**REQUIRED WORK:** Lines that contain the string "diagram" are to be copied; leave out all others.

· · · · ·

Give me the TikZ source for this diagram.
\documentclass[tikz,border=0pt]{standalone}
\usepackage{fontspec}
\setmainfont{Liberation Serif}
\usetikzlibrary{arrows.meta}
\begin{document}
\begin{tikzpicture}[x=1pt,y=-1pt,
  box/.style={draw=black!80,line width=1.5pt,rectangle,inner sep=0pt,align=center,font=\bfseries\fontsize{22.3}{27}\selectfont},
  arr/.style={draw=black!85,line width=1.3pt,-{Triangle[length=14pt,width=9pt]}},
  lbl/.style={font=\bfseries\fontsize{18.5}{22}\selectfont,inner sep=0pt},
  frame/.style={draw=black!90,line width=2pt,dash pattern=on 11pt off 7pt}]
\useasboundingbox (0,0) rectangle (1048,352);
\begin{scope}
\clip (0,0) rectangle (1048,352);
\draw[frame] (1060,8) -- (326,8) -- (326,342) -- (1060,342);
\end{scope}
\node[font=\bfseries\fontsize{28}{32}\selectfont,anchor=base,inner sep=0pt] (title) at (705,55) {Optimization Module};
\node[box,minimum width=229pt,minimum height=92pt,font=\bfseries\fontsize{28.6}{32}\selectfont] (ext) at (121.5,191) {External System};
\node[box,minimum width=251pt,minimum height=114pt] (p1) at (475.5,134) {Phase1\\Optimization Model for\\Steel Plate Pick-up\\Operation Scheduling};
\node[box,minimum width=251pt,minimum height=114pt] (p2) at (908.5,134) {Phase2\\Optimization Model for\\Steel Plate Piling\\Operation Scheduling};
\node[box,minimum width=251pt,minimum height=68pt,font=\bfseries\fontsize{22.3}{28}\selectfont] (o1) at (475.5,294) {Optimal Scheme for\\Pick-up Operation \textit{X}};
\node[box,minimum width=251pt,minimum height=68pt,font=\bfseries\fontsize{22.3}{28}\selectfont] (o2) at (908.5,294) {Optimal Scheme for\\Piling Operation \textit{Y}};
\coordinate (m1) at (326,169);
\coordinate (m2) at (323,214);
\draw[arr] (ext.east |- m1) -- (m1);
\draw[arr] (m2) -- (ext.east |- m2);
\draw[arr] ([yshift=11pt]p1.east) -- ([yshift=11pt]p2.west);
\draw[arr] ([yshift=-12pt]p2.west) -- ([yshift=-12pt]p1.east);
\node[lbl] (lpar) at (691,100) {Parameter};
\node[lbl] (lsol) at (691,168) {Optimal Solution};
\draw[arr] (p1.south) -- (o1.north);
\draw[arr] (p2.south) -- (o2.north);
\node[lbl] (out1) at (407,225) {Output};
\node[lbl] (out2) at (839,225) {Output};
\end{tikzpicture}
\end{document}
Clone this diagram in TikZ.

· · · · ·

**REPLY TO THE EXERCISE:**
Give me the TikZ source for this diagram.
Clone this diagram in TikZ.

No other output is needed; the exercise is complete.